I think both Oracle and IBM see the application and computer services
space as the place they want to be. They both want to lock the
customer into their products. Having your customer running your mega
end user software application can guarantee annual revenue for
eternity. My guess is profits from selling licenses and support of a
medical billing system dwarf those from selling a database engine, run
time framework, OS or server rack. MSFT provides its languages and
.NET framework for no charge. So there is no money for Oracle to make
from Java.
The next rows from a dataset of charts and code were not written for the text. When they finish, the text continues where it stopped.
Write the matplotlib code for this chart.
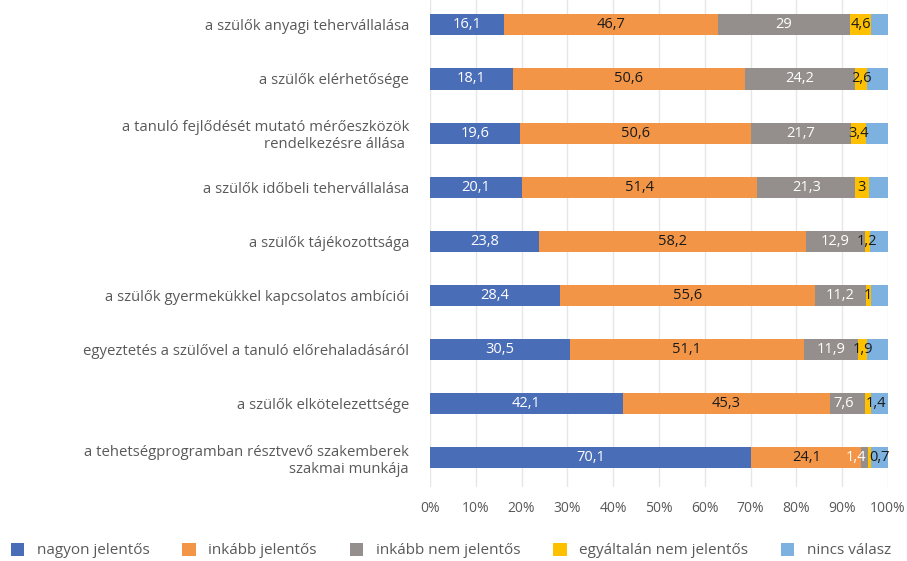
import matplotlib
matplotlib.use("Agg")
import matplotlib.pyplot as plt
from matplotlib.patches import Patch

plt.rcParams['font.family'] = ['Open Sans', 'DejaVu Sans']

categories = [
    "a szülők anyagi tehervállalása",
    "a szülők elérhetősége",
    "a tanuló fejlődését mutató mérőeszközök\nrendelkezésre állása ",
    "a szülők időbeli tehervállalása",
    "a szülők tájékozottsága",
    "a szülők gyermekükkel kapcsolatos ambíciói",
    "egyeztetés a szülővel a tanuló előrehaladásáról",
    "a szülők elkötelezettsége",
    "a tehetségprogramban résztvevő szakemberek\nszakmai munkája",
]
nagyon = [16.1, 18.1, 19.6, 20.1, 23.8, 28.4, 30.5, 42.1, 70.1]
inkabb = [46.7, 50.6, 50.6, 51.4, 58.2, 55.6, 51.1, 45.3, 24.1]
inkabb_nem = [29, 24.2, 21.7, 21.3, 12.9, 11.2, 11.9, 7.6, 1.4]
egyaltalan_nem = [4.6, 2.6, 3.4, 3, 1.2, 1, 1.9, 1.4, 0.7]
nincs_valasz = [100 - a - b - c - d for a, b, c, d in
                zip(nagyon, inkabb, inkabb_nem, egyaltalan_nem)]

series_names = ["nagyon jelentős", "inkább jelentős", "inkább nem jelentős",
                "egyáltalán nem jelentős", "nincs válasz"]
series = [nagyon, inkabb, inkabb_nem, egyaltalan_nem, nincs_valasz]
colors = ["#4A6DB8", "#F39547", "#948F8C", "#FFC000", "#7DB1E0"]
label_colors = ["white", "#1a1a1a", "white", "#1a1a1a", None]
x_ticks = [0, 10, 20, 30, 40, 50, 60, 70, 80, 90, 100]

# small horizontal nudges (in % units) for crowded labels: (series, row) -> dx
label_nudge = {(2, 7): -0.8, (3, 7): 1.6, (2, 8): -1.9, (3, 8): 2.2}

fig = plt.figure(figsize=(9.07, 5.61), dpi=100)
ax = fig.add_axes([0.474, 0.132, 0.505, 0.868])

y = list(range(len(categories)))
left = [0.0] * len(categories)
for si, (vals, col, lc) in enumerate(zip(series, colors, label_colors)):
    ax.barh(y, vals, left=left, height=0.39, color=col, zorder=3)
    if lc is not None:
        for yi, (l, v) in enumerate(zip(left, vals)):
            txt = f"{v:g}".replace(".", ",")
            dx = label_nudge.get((si, yi), 0.0)
            ax.text(l + v / 2 + dx, yi, txt, ha="center", va="center",
                    color=lc, fontsize=10.5, zorder=4)
    left = [l + v for l, v in zip(left, vals)]

ax.set_xlim(0, 100)
ax.set_ylim(8.54, -0.46)
ax.set_xticks(x_ticks)
ax.set_xticklabels([f"{t}%" for t in x_ticks], color="#595959", fontsize=10)
ax.set_yticks(y)
ax.set_yticklabels(categories, color="#595959", fontsize=10.7,
                   multialignment="right")
ax.tick_params(axis="both", length=0)
ax.tick_params(axis="y", pad=15)
ax.tick_params(axis="x", pad=10)
ax.grid(axis="x", color="#E6E6E6", linewidth=1, zorder=0)
for s in ax.spines.values():
    s.set_visible(False)

handles = [Patch(facecolor=c, label=n) for c, n in zip(colors, series_names)]
fig.legend(handles=handles, loc="lower center", bbox_to_anchor=(0.497, -0.02),
           ncol=5, frameon=False, fontsize=11, labelcolor="#595959",
           handlelength=0.9, handleheight=0.9, handletextpad=0.8,
           columnspacing=2.15)

fig.savefig("out.png", dpi=100)
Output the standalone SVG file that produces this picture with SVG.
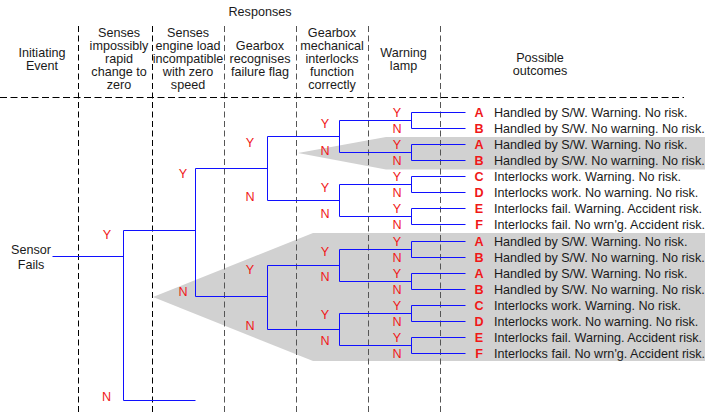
<svg xmlns="http://www.w3.org/2000/svg" width="705" height="412" viewBox="0 0 705 412">
<style>
text{font-family:"Liberation Sans",Arial,sans-serif;font-size:12.6px;fill:#1a1a1a}
.h{text-anchor:middle}
.yn{fill:#f01818;text-anchor:middle}
.lt{fill:#f01818;font-weight:bold;text-anchor:middle}
.vd{stroke:#000;stroke-width:1;stroke-dasharray:6 3.5;fill:none}
.vg{stroke:#555;stroke-width:1;stroke-dasharray:6 3.5;fill:none}
.hd{stroke:#000;stroke-width:1.1;stroke-dasharray:7 3.5;fill:none}
.br{stroke:#1010ff;stroke-width:1;fill:none}
.sh{fill:#d1d1d1}
</style>
<rect width="705" height="412" fill="#fff"/>
<g id="shading">
<polygon class="sh" points="298,153 386,137 705,137 705,169.5 386,169.5"/>
<polygon class="sh" points="153,297 313,233 705,233 705,361 313,361"/>
</g>
<g id="grid">
<path class="vd" d="M78.5 26V412M152.5 26V412"/>
<path class="vg" d="M224.5 26V412M296.5 26V412M368.5 26V412M440.5 26V412"/>
<path class="hd" d="M0 97.5H684"/>
</g>
<g id="headers">
<text class="h" x="260" y="16">Responses</text>
<text class="h" x="42" y="57">Initiating</text>
<text class="h" x="42" y="70">Event</text>
<text class="h" x="119" y="37">Senses</text>
<text class="h" x="119" y="50">impossibly</text>
<text class="h" x="119" y="63">rapid</text>
<text class="h" x="119" y="76">change to</text>
<text class="h" x="119" y="89">zero</text>
<text class="h" x="188" y="37">Senses</text>
<text class="h" x="188" y="50">engine load</text>
<text class="h" x="188" y="63">incompatible</text>
<text class="h" x="188" y="76">with zero</text>
<text class="h" x="188" y="89">speed</text>
<text class="h" x="260" y="50">Gearbox</text>
<text class="h" x="260" y="63">recognises</text>
<text class="h" x="260" y="76">failure flag</text>
<text class="h" x="332" y="37">Gearbox</text>
<text class="h" x="332" y="50">mechanical</text>
<text class="h" x="332" y="63">interlocks</text>
<text class="h" x="332" y="76">function</text>
<text class="h" x="332" y="89">correctly</text>
<text class="h" x="403.5" y="57">Warning</text>
<text class="h" x="403.5" y="70">lamp</text>
<text class="h" x="540" y="62">Possible</text>
<text class="h" x="540" y="75">outcomes</text>
</g>
<g id="connectors" transform="translate(0.5,0.5)">
<path class="br" d="M52 256H123M123 230V400M123 230H195M123 400H195"/>
<path class="br" d="M195 168V296M195 168H267M195 296H267"/>
<path class="br" d="M267 136V200M267 136H339M267 200H339M267 265V329M267 265H339M267 329H339"/>
<path class="br" d="M339 120V152M339 120H411M339 152H411M339 184V216M339 184H411M339 216H411M339 249V281M339 249H411M339 281H411M339 313V345M339 313H411M339 345H411"/>
<path class="br" d="M411 112V128M411 112H465M411 128H465M411 144V160M411 144H465M411 160H465M411 176V192M411 176H465M411 192H465M411 208V224M411 208H465M411 224H465"/>
<path class="br" d="M411 241V257M411 241H465M411 257H465M411 273V289M411 273H465M411 289H465M411 305V321M411 305H465M411 321H465M411 337V353M411 337H465M411 353H465"/>
</g>
<g id="node-sensor-fails">
<text class="h" x="31" y="254">Sensor</text>
<text class="h" x="31" y="268.5">Fails</text>
<text class="yn" x="107" y="238.5">Y</text>
<text class="yn" x="106.5" y="401">N</text>
</g>
<g id="node-rapid-change">
<text class="yn" x="183" y="177.5">Y</text>
<text class="yn" x="183" y="295.5">N</text>
</g>
<g id="node-flag-upper">
<text class="yn" x="250" y="146.5">Y</text>
<text class="yn" x="250" y="201">N</text>
</g>
<g id="node-flag-lower">
<text class="yn" x="250" y="273.5">Y</text>
<text class="yn" x="250" y="329.5">N</text>
</g>
<g id="node-interlocks">
<text class="yn" x="325" y="127.5">Y</text>
<text class="yn" x="325" y="155">N</text>
<text class="yn" x="325" y="191.5">Y</text>
<text class="yn" x="325" y="217.5">N</text>
<text class="yn" x="325" y="255.5">Y</text>
<text class="yn" x="325" y="281">N</text>
<text class="yn" x="325" y="318.5">Y</text>
<text class="yn" x="325" y="345">N</text>
</g>
<g id="node-warning-lamp">
<text class="yn" x="397" y="117">Y</text>
<text class="yn" x="397" y="132.5">N</text>
<text class="yn" x="397" y="149">Y</text>
<text class="yn" x="397" y="164.5">N</text>
<text class="yn" x="397" y="181">Y</text>
<text class="yn" x="397" y="196.5">N</text>
<text class="yn" x="397" y="213">Y</text>
<text class="yn" x="397" y="228.5">N</text>
<text class="yn" x="397" y="246">Y</text>
<text class="yn" x="397" y="261.5">N</text>
<text class="yn" x="397" y="278">Y</text>
<text class="yn" x="397" y="293.5">N</text>
<text class="yn" x="397" y="310">Y</text>
<text class="yn" x="397" y="325.5">N</text>
<text class="yn" x="397" y="342">Y</text>
<text class="yn" x="397" y="357.5">N</text>
</g>
<g id="outcomes-upper">
<g id="o1"><text class="lt" x="479" y="116.5">A</text><text x="494" y="116.5">Handled by S/W. Warning. No risk.</text></g>
<g id="o2"><text class="lt" x="479" y="132.5">B</text><text x="494" y="132.5">Handled by S/W. No warning. No risk.</text></g>
<g id="o3"><text class="lt" x="479" y="148.5">A</text><text x="494" y="148.5">Handled by S/W. Warning. No risk.</text></g>
<g id="o4"><text class="lt" x="479" y="164.5">B</text><text x="494" y="164.5">Handled by S/W. No warning. No risk.</text></g>
<g id="o5"><text class="lt" x="479" y="180.5">C</text><text x="494" y="180.5">Interlocks work. Warning. No risk.</text></g>
<g id="o6"><text class="lt" x="479" y="196.5">D</text><text x="494" y="196.5">Interlocks work. No warning. No risk.</text></g>
<g id="o7"><text class="lt" x="479" y="212.5">E</text><text x="494" y="212.5">Interlocks fail. Warning. Accident risk.</text></g>
<g id="o8"><text class="lt" x="479" y="228.5">F</text><text x="494" y="228.5">Interlocks fail. No wrn'g. Accident risk.</text></g>
</g>
<g id="outcomes-lower">
<g id="o9"><text class="lt" x="479" y="245.5">A</text><text x="494" y="245.5">Handled by S/W. Warning. No risk.</text></g>
<g id="o10"><text class="lt" x="479" y="261.5">B</text><text x="494" y="261.5">Handled by S/W. No warning. No risk.</text></g>
<g id="o11"><text class="lt" x="479" y="277.5">A</text><text x="494" y="277.5">Handled by S/W. Warning. No risk.</text></g>
<g id="o12"><text class="lt" x="479" y="293.5">B</text><text x="494" y="293.5">Handled by S/W. No warning. No risk.</text></g>
<g id="o13"><text class="lt" x="479" y="309.5">C</text><text x="494" y="309.5">Interlocks work. Warning. No risk.</text></g>
<g id="o14"><text class="lt" x="479" y="325.5">D</text><text x="494" y="325.5">Interlocks work. No warning. No risk.</text></g>
<g id="o15"><text class="lt" x="479" y="341.5">E</text><text x="494" y="341.5">Interlocks fail. Warning. Accident risk.</text></g>
<g id="o16"><text class="lt" x="479" y="357.5">F</text><text x="494" y="357.5">Interlocks fail. No wrn'g. Accident risk.</text></g>
</g>
</svg>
Now MSFT is starting to give away Windows Server, SQL
Server and Visual Studio for the running of low end production
applications: http://www.microsoft.com/web/websitespark/ How will
the DB2 and Oracle databases be able to turn a profit when MSFT is
willing to compete so aggresively?

On Sat, Sep 26, 2009 at 8:53 AM, Bob Cancilla <bob.cancilla@xxxxxxxxx> wrote:
Don,

IF Oracle is successful in their acquisition of Sun and IF they can afford
to wait for the final approvals, Power Systems including IBM i will be in
for some major challenges.  Oracle has been one of those nefarious companies
engaged in what Software Group's Steve Mills refers to as COOPETITION
(cooperating with competitors).  Oracle has been driving a huge portion of
System p or Power AIX sales.  Remember Oracle owns JD Edwards, PeopleSoft,
and several other major vertical software packages.  They will be looking to
sell complete turnkey packages with Hardware, Software, and Middleware.

Larry Ellison does not play nice in the business community, he plays rough
and he plays to win.  After the acquisition he will own Java, MySql, as well
as Suns rather formidable suite of Java devleopment tools.

Is IBM up for street fighting?  Can they compete in a down and dirty all out
no holds barred war?  IBM is today an incredibly ethical and moral company
that often takes the high road when it should probably fight.  I commend
their ethics and morality, but am not sure how they can handle folks like
Ellison who pushes the edges of business ethics. I don't think he crosses
the line, but he goes as close as possible.